» Directive:
Say how many lines contain the word "with" and give no other text.

======== Provided data ========

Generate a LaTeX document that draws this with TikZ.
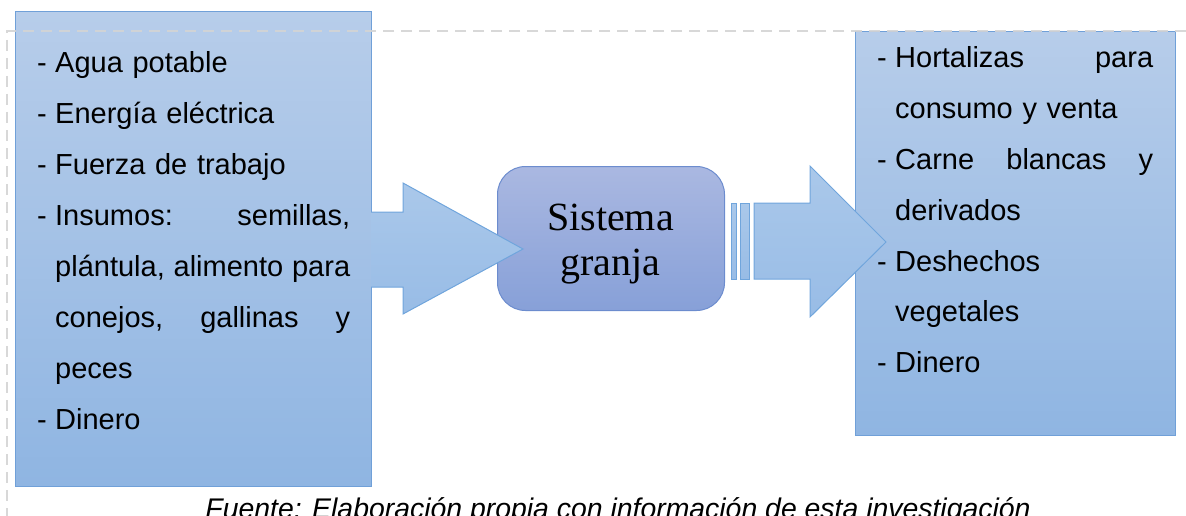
\documentclass[tikz,border=0pt]{standalone}
\usepackage{fontspec}
\setmainfont{Liberation Sans}
\newfontfamily\timesfont{Liberation Serif}
\definecolor{boxtop}{RGB}{183,205,234}
\definecolor{boxbot}{RGB}{143,181,226}
\definecolor{boxline}{RGB}{112,160,216}
\definecolor{systop}{RGB}{170,184,225}
\definecolor{sysbot}{RGB}{135,160,216}
\definecolor{sysline}{RGB}{108,140,206}
\definecolor{arrtop}{RGB}{170,200,234}
\definecolor{arrbot}{RGB}{152,188,230}
\definecolor{arrline}{RGB}{112,165,220}
\definecolor{dashgray}{RGB}{212,212,212}
\newcommand{\itemdash}{\makebox[18pt][l]{-}}
\newcommand{\itemind}{\hspace*{18pt}}
\begin{document}
\begin{tikzpicture}[x=1pt,y=-1pt,
  bluebox/.style={rectangle, draw=boxline, line width=1pt, top color=boxtop, bottom color=boxbot, inner sep=0pt, anchor=north west},
  sysbox/.style={rectangle, rounded corners=28pt, draw=sysline, line width=1pt, top color=systop, bottom color=sysbot, inner sep=0pt, anchor=north west},
  arrfill/.style={top color=arrtop, bottom color=arrbot},
  arrstroke/.style={draw=arrline, line width=1pt, line join=miter},
  listtext/.style={inner sep=0pt, anchor=base west, align=left},
  dashline/.style={draw=dashgray, line width=2pt, dash pattern=on 11pt off 7pt, opacity=0.9}]
\useasboundingbox (0,0) rectangle (1186,516);
\clip (0,0) rectangle (1186,516);
% boxes
\node[bluebox, minimum width=356pt, minimum height=475pt] (inbox) at (15,11) {};
\node[bluebox, minimum width=320pt, minimum height=404pt] (outbox) at (855,31) {};
\node[sysbox, minimum width=227pt, minimum height=144pt] (sys) at (497,166) {};
% left arrow
\shade[arrfill] (371,212) -- (403,212) -- (403,183) -- (523,249) -- (403,314) -- (403,287) -- (371,287) -- cycle;
\draw[arrstroke] (371,212) -- (403,212) -- (403,183) -- (523,249) -- (403,314) -- (403,287) -- (371,287);
% right striped arrow
\shade[arrfill] (731,203) rectangle (736,279);
\draw[arrstroke] (731,203) rectangle (736,279);
\shade[arrfill] (740,203) rectangle (749,279);
\draw[arrstroke] (740,203) rectangle (749,279);
\shade[arrfill] (754,203) -- (810,203) -- (810,166) -- (886,242) -- (810,317) -- (810,279) -- (754,279) -- cycle;
\draw[arrstroke] (754,203) -- (810,203) -- (810,166) -- (886,242) -- (810,317) -- (810,279) -- (754,279) -- cycle;
% dashed frame
\draw[dashline] (1186,31) -- (7,31) -- (7,516);
% texts
\node[listtext, text width=313pt, font=\fontsize{29}{51}\selectfont] (intext) at (37,73) {%
\itemdash Agua potable\\
\itemdash Energía eléctrica\\
\itemdash Fuerza de trabajo\\
\itemdash Insumos:\hfill semillas,\\
\itemind plántula,\hfill alimento\hfill para\\
\itemind conejos,\hfill gallinas\hfill y\\
\itemind peces\\
\itemdash Dinero};
\node[listtext, text width=276pt, font=\fontsize{29}{50.8}\selectfont] (outtext) at (877,68) {%
\itemdash Hortalizas\hfill para\\
\itemind consumo y venta\\
\itemdash Carne\hfill blancas\hfill y\\
\itemind derivados\\
\itemdash Deshechos\\
\itemind vegetales\\
\itemdash Dinero};
\node[inner sep=0pt, anchor=base, text width=200pt, align=center, font=\timesfont\fontsize{40}{45}\selectfont] (systext) at (610.5,230) {Sistema\\granja};
\node[inner sep=0pt, anchor=base, font=\itshape\fontsize{28.4}{30}\selectfont] (src) at (618,518) {Fuente: Elaboración propia con información de esta investigación};
\end{tikzpicture}
\end{document}
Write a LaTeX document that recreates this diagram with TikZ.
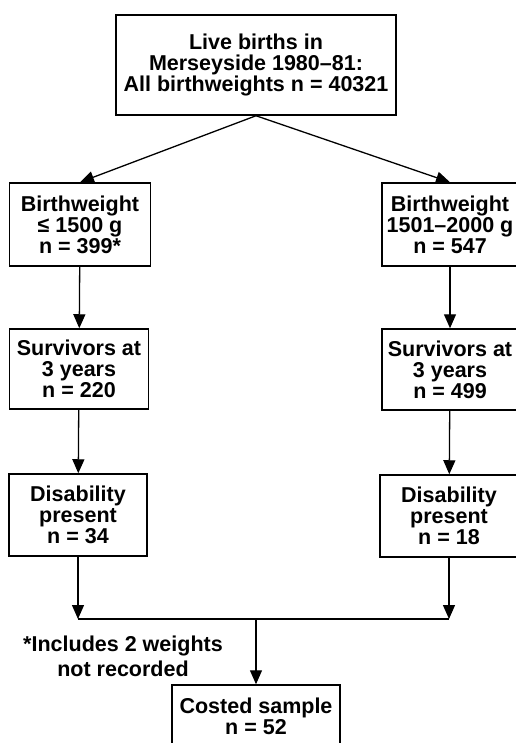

========

» Written solution:
2